WRITTEN TASK
Please set the lines down again exactly, from the top of the entries through the line that contains "XAxis, YAxis, CartesianGrid".

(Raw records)
____

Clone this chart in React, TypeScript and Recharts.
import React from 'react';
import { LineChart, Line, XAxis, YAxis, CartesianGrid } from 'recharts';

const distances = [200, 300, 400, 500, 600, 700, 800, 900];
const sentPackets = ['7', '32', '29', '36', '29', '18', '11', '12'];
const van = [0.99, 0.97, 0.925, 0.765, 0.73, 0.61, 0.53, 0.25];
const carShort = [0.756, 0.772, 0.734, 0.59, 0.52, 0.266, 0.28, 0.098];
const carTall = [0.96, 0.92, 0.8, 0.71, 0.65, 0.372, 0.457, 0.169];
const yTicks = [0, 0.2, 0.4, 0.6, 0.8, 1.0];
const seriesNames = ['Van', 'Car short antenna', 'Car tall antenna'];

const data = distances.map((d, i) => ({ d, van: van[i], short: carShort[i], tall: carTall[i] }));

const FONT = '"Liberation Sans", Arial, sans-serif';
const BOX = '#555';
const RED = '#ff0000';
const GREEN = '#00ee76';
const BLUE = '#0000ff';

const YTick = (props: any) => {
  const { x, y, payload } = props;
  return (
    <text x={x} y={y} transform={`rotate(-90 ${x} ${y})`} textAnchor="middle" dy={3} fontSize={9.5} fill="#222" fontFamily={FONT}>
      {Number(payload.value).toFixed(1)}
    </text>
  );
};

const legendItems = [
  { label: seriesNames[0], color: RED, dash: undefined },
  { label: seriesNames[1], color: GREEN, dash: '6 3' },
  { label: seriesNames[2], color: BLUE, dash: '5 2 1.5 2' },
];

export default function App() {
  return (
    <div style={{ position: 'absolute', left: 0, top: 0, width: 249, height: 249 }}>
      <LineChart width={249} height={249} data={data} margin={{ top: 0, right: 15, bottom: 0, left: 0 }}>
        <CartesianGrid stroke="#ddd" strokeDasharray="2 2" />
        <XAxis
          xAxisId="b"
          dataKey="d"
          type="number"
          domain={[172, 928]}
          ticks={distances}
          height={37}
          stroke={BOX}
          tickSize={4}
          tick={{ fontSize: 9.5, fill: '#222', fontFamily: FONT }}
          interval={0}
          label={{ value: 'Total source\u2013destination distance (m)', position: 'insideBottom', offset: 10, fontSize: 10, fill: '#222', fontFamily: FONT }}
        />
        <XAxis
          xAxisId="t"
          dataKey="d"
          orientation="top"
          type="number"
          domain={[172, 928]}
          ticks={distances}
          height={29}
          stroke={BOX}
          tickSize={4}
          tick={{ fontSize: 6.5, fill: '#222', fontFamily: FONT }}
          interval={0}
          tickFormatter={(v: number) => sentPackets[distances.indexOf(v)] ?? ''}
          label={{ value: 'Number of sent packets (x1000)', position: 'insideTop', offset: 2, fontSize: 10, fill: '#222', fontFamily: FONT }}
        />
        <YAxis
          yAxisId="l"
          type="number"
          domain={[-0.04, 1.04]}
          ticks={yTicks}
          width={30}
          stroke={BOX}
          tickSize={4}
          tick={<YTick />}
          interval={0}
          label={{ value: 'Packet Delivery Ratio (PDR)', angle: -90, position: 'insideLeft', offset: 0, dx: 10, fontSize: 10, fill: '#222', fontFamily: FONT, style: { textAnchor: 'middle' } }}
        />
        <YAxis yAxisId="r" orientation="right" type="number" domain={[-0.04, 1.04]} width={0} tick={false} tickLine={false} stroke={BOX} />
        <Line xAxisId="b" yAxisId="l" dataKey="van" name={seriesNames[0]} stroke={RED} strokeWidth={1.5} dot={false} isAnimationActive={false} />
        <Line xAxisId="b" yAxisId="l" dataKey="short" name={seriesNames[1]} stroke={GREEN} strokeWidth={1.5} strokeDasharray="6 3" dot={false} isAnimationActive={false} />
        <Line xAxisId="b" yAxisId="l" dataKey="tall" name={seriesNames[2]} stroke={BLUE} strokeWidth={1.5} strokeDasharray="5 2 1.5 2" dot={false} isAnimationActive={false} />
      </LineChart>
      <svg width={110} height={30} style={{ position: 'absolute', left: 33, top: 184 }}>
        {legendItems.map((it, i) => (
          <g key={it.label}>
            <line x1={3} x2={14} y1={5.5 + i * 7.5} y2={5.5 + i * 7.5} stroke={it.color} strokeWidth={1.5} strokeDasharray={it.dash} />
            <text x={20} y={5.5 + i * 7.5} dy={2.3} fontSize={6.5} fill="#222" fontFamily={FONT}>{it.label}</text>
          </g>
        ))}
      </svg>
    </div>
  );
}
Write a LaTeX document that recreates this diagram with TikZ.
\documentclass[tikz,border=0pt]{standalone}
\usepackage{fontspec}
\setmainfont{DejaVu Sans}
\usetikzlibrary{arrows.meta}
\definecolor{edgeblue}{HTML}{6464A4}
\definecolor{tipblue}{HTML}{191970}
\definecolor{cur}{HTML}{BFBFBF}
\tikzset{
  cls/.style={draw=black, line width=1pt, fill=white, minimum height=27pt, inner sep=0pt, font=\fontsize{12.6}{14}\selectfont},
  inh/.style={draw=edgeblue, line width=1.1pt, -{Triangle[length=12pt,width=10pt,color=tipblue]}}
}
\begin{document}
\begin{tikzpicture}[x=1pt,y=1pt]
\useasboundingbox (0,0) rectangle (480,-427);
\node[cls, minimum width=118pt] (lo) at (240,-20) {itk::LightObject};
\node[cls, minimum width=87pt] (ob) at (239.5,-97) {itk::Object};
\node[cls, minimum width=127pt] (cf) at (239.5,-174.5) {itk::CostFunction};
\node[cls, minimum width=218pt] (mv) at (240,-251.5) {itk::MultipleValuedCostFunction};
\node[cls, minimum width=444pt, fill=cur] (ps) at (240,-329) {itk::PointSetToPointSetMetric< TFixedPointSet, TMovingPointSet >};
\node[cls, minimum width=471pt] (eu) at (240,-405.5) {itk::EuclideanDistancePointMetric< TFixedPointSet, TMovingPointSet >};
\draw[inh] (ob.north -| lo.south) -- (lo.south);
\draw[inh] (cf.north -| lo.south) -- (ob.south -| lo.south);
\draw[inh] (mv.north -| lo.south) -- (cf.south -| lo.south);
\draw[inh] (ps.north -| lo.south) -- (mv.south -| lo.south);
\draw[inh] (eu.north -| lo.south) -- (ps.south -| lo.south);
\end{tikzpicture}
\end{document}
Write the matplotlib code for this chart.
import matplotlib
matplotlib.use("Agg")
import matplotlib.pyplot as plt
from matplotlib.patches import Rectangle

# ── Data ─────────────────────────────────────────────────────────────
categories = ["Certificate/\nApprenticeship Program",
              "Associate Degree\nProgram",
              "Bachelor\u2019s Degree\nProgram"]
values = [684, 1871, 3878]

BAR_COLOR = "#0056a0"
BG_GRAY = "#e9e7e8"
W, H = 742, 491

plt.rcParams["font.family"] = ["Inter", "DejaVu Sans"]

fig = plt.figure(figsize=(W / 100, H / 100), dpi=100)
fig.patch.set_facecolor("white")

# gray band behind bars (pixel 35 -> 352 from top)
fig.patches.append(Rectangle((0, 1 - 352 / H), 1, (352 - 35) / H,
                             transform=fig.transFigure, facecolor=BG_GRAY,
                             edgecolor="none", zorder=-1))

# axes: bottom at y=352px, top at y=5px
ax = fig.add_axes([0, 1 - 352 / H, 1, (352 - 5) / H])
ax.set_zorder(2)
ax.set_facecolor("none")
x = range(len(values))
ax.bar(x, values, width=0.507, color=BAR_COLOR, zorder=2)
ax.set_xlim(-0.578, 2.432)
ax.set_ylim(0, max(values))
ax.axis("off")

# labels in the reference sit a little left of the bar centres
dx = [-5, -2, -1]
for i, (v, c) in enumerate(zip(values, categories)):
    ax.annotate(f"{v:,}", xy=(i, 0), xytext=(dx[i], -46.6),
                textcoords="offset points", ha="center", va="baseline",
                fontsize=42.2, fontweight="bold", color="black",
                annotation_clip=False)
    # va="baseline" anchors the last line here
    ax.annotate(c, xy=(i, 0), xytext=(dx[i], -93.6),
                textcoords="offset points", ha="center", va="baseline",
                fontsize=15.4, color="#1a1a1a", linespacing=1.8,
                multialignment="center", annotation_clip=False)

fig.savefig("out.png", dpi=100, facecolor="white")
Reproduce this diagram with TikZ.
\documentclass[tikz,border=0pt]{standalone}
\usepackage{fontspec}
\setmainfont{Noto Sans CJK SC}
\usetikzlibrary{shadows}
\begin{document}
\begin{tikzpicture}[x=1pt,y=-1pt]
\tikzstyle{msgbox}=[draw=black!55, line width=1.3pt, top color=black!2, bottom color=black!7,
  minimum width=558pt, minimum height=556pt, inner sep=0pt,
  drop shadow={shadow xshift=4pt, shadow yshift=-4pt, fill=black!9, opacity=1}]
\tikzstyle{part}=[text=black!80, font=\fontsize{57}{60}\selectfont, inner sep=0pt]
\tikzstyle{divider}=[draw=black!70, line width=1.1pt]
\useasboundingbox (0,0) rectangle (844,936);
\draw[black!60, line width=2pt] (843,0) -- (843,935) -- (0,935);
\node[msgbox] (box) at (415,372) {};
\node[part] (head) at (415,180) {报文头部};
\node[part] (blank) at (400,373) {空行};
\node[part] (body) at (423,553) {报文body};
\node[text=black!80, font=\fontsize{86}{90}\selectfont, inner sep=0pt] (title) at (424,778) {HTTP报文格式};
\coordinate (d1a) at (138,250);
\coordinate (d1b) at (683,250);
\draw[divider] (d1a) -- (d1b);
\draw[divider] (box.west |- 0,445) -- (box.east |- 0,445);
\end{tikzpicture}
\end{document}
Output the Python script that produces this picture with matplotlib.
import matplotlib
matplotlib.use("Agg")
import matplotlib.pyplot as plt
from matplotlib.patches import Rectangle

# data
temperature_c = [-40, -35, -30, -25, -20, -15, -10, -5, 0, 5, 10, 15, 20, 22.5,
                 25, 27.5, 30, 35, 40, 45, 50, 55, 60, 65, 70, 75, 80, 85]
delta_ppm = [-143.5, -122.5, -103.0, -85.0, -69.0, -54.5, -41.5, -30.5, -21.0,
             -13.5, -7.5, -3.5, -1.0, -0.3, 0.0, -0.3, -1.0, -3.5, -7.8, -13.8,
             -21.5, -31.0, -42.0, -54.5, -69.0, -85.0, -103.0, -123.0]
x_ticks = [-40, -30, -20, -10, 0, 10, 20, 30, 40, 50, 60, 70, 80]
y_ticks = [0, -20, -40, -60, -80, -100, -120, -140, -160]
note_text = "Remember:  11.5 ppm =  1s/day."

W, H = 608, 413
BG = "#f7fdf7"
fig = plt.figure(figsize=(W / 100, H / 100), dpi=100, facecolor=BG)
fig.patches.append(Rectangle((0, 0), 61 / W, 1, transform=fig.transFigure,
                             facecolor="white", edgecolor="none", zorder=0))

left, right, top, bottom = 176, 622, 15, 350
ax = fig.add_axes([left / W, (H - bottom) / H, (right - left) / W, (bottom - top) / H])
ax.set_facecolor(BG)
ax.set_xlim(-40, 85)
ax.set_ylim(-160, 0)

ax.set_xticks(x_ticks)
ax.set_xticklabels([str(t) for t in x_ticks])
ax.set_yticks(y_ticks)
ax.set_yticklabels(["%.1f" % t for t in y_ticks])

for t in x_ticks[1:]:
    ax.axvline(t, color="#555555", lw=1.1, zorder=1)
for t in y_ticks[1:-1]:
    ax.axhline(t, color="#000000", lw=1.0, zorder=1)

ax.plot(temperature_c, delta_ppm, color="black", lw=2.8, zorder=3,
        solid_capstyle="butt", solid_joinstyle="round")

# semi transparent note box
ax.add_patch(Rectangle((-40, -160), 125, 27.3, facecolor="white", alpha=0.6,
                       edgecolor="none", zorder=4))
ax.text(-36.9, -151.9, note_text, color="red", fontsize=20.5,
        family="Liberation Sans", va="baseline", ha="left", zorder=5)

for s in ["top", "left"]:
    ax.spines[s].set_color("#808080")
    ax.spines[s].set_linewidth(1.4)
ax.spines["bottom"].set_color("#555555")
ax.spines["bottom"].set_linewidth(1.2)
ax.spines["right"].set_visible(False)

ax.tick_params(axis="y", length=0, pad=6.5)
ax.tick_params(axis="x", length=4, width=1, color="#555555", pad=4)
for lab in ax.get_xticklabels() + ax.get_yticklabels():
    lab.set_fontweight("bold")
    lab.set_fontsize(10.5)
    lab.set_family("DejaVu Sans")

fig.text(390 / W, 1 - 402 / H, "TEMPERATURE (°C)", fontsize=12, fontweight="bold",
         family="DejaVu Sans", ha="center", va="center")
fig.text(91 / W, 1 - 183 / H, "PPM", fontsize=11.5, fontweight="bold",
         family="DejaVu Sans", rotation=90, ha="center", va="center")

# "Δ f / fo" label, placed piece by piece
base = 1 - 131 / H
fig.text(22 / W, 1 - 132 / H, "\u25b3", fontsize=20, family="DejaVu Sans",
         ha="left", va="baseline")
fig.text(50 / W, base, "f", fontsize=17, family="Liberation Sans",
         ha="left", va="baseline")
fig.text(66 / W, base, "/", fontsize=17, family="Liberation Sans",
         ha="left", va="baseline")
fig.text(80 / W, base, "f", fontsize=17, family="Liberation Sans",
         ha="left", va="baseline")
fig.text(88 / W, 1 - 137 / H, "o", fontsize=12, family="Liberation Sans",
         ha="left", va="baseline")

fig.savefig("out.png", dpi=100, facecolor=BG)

____

THE REPLY
Clone this chart in React, TypeScript and Recharts.
import React from 'react';
import { LineChart, Line, XAxis, YAxis, CartesianGrid } from 'recharts';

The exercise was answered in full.